Drezner had expressed some skepticism about the model that conservatives often caricature as "global governance," presenting the legitimate argument that, unless the spheres of interest of great powers sufficiently overlap, it will be exceedingly difficult to construct solutions on issues as internationally divisive as, for example, how to respond to global warming, or how to reform the Security Council. At the root of Drezner's skepticism is the game theory problem that, while the catastrophic effects of global warming will affect everyone, individual countries have a hard time responding to the imperative by taking the first step, and thus consensus is difficult to achieve.
Drezner characterizes Hachigian's argument as one of "failure is not an option," but I think he is being unfair in parsing out the clarification that failure can only be an "outcome," not an "option." Clearly. The choice, per se, is not between successful nuclear non-proliferation and failed non-proliferation (though some, of course, might attempt to make an attempt for proliferation); it is between attempted non-proliferation and unattempted non-proliferation. International institutions come into play not because countries recognize that they do not want to "choose" failure, and not only because they represent the best -- and, as Hachigian convincingly expresses, only -- way to avoid failure, but also because they provide the best means for negotiating the way to move these long-term common global interests forward. This is not investing "diplomatic capital on hope," as Drezner interprets it, but on strengthening the mechanism by which the interests of various international actors are pressured into a certain direction.

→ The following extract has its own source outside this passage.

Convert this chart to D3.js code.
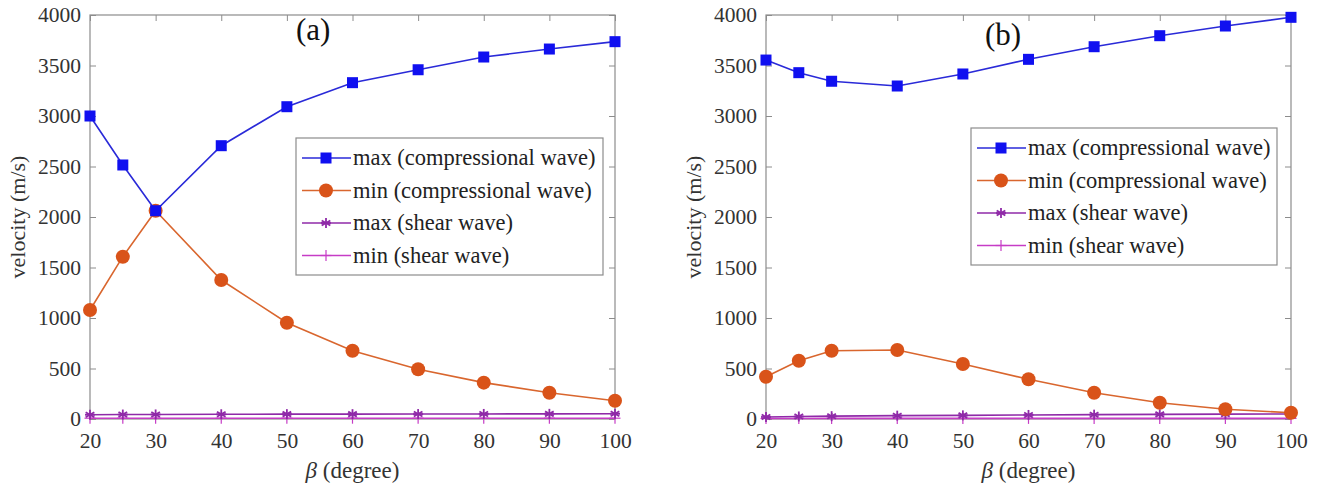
<!DOCTYPE html>
<html>
<head>
<meta charset="utf-8">
<script src="https://cdn.jsdelivr.net/npm/d3@7"></script>
<style>
  body { margin: 0; background: #fff; }
  svg text { font-family: "Liberation Serif", Tinos, "Times New Roman", Times, "DejaVu Serif", serif; }
</style>
</head>
<body>
<div id="chart"></div>
<script>
// beta angles (degree)
const betas = [20, 25, 30, 40, 50, 60, 70, 80, 90, 100];

// panel (a)
const aMaxComp = [3000, 2515, 2062, 2706, 3092, 3330, 3458, 3584, 3663, 3736];
const aMinComp = [1079, 1607, 2062, 1376, 953, 676, 492, 360, 260, 181];
const aMaxShear = [42, 44, 45, 47, 48, 48, 49, 50, 51, 52];
const aMinShear = [8, 8, 8, 8, 8, 8, 8, 8, 8, 8];

// panel (b)
const bMaxComp = [3554, 3429, 3344, 3297, 3416, 3561, 3686, 3795, 3891, 3977];
const bMinComp = [419, 577, 676, 683, 545, 393, 260, 161, 96, 62];
const bMaxShear = [20, 25, 28, 33, 36, 40, 43, 46, 48, 50];
const bMinShear = [5, 5, 6, 6, 6, 6, 6, 6, 6, 6];

const xTicks = [20, 30, 40, 50, 60, 70, 80, 90, 100];
const yTicks = [0, 500, 1000, 1500, 2000, 2500, 3000, 3500, 4000];

const seriesNames = ["max (compressional wave)", "min (compressional wave)", "max (shear wave)", "min (shear wave)"];
const seriesColors = ["#1010f0", "#d95319", "#8f2aa8", "#c63cc6"];
const lineColors = ["#2a2ad8", "#d9662e", "#8f2aa8", "#c63cc6"];
const markers = ["square", "circle", "star", "plus"];

const W = 1324, H = 491;
const FONT = "'Liberation Serif', Tinos, 'Times New Roman', Times, 'DejaVu Serif', serif";
const svg = d3.select("#chart").append("svg")
  .attr("width", W).attr("height", H)
  .style("font-family", FONT);

const panels = [
  {label: "(a)", left: 90, right: 615, series: [aMaxComp, aMinComp, aMaxShear, aMinShear],
   tag: {x: 296, y: 40}, legend: {x: 296, y: 138, w: 307, h: 137}},
  {label: "(b)", left: 766, right: 1291, series: [bMaxComp, bMinComp, bMaxShear, bMinShear],
   tag: {x: 985, y: 45}, legend: {x: 971, y: 128, w: 306, h: 137}}
];

const plotTop = 15, plotBottom = 419;

function drawMarker(g, type, cx, cy, color) {
  if (type === "square") {
    g.append("rect").attr("x", cx - 5.5).attr("y", cy - 5.5).attr("width", 11).attr("height", 11)
      .attr("fill", color);
  } else if (type === "circle") {
    g.append("circle").attr("cx", cx).attr("cy", cy).attr("r", 7).attr("fill", color);
  } else if (type === "star") {
    const r = 5;
    [0, 60, 120].forEach(a => {
      const t = a * Math.PI / 180;
      g.append("line")
        .attr("x1", cx - r * Math.sin(t)).attr("y1", cy - r * Math.cos(t))
        .attr("x2", cx + r * Math.sin(t)).attr("y2", cy + r * Math.cos(t))
        .attr("stroke", color).attr("stroke-width", 1.8);
    });
    g.append("line").attr("x1", cx - r).attr("x2", cx + r).attr("y1", cy).attr("y2", cy)
      .attr("stroke", color).attr("stroke-width", 1.8);
  } else if (type === "plus") {
    const r = 5.5;
    g.append("line").attr("x1", cx - r).attr("x2", cx + r).attr("y1", cy).attr("y2", cy)
      .attr("stroke", color).attr("stroke-width", 1.2);
    g.append("line").attr("x1", cx).attr("x2", cx).attr("y1", cy - r).attr("y2", cy + r)
      .attr("stroke", color).attr("stroke-width", 1.2);
  }
}

panels.forEach(p => {
  const x = d3.scaleLinear().domain([20, 100]).range([p.left, p.right]);
  const y = d3.scaleLinear().domain([0, 4000]).range([plotBottom, plotTop]);
  const g = svg.append("g");

  // box
  g.append("rect").attr("x", p.left).attr("y", plotTop)
    .attr("width", p.right - p.left).attr("height", plotBottom - plotTop)
    .attr("fill", "none").attr("stroke", "#8c8c8c").attr("stroke-width", 1.2);

  // axes with inward ticks
  const axB = g.append("g").attr("transform", `translate(0,${plotBottom})`)
    .call(d3.axisBottom(x).tickValues(xTicks).tickSize(-6).tickPadding(14).tickFormat(d3.format("d")));
  const axT = g.append("g").attr("transform", `translate(0,${plotTop})`)
    .call(d3.axisTop(x).tickValues(xTicks).tickSize(-6).tickFormat(""));
  const axL = g.append("g").attr("transform", `translate(${p.left},0)`)
    .call(d3.axisLeft(y).tickValues(yTicks).tickSize(-6).tickPadding(9).tickFormat(d3.format("d")));
  const axR = g.append("g").attr("transform", `translate(${p.right},0)`)
    .call(d3.axisRight(y).tickValues(yTicks).tickSize(-6).tickFormat(""));
  [axB, axT, axL, axR].forEach(a => {
    a.attr("font-family", null).attr("font-size", null);
    a.select(".domain").remove();
    a.selectAll("line").attr("stroke", "#8c8c8c");
    a.selectAll("text").style("font-family", FONT)
      .attr("font-size", 21.5).attr("fill", "#333");
  });
  axB.selectAll("text").attr("dy", "0.72em");

  // series (draw shear first so compressional lies on top)
  [3, 2, 1, 0].forEach(i => {
    const vals = p.series[i];
    const line = d3.line().x((d, j) => x(betas[j])).y(d => y(d));
    g.append("path").datum(vals).attr("d", line)
      .attr("fill", "none").attr("stroke", lineColors[i]).attr("stroke-width", 1.6);
    const mg = g.append("g");
    vals.forEach((v, j) => drawMarker(mg, markers[i], x(betas[j]), y(v), seriesColors[i]));
  });

  // panel tag
  g.append("text").attr("x", p.tag.x).attr("y", p.tag.y)
    .attr("font-size", 31).attr("fill", "#111").text(p.label);

  // legend
  const lg = g.append("g").attr("transform", `translate(${p.legend.x},${p.legend.y})`);
  lg.append("rect").attr("width", p.legend.w).attr("height", p.legend.h)
    .attr("fill", "#fff").attr("stroke", "#8c8c8c").attr("stroke-width", 1.2);
  seriesNames.forEach((name, i) => {
    const yy = 20 + i * 32.5;
    lg.append("line").attr("x1", 6).attr("x2", 55).attr("y1", yy).attr("y2", yy)
      .attr("stroke", lineColors[i]).attr("stroke-width", 1.6);
    drawMarker(lg, markers[i], 30, yy, seriesColors[i]);
    lg.append("text").attr("x", 57).attr("y", yy).attr("dy", "0.33em")
      .attr("font-size", 22.5).attr("fill", "#222").text(name);
  });

  // axis labels
  g.append("text")
    .attr("transform", `translate(${p.left - 65},${(plotTop + plotBottom) / 2}) rotate(-90)`)
    .attr("text-anchor", "middle").attr("font-size", 22).attr("fill", "#333")
    .text("velocity (m/s)");
  const xl = g.append("text").attr("x", (p.left + p.right) / 2).attr("y", 478)
    .attr("text-anchor", "middle").attr("font-size", 23).attr("fill", "#333");
  xl.append("tspan").attr("font-style", "italic").text("β");
  xl.append("tspan").text(" (degree)");
});
</script>
</body>
</html>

Now the final question that Drezner raises, whether the consensus that emerges out of such international negotiation will be a good one...well, there's the rub. But the potential for a less-good solution, or even a certifiably bad solution, no less decreases the absolute need to work together than the overwhelming difficulty of mustering any sort of effective response diminishes the enormity of a problem like global warming. It won't be easy to come to a "good" solution, and -- as climate talks in Poznan last December showed us -- the chances of reaching an ideal agreement are slim to none. But a little bit of give on all sides -- had the United States acceded to either of two very legitimate and agreeable proposals for Security Council reform in 1996, for example, we might have a very different-looking international order today -- can go a long way in securing a response that will be far, far better than no response at all.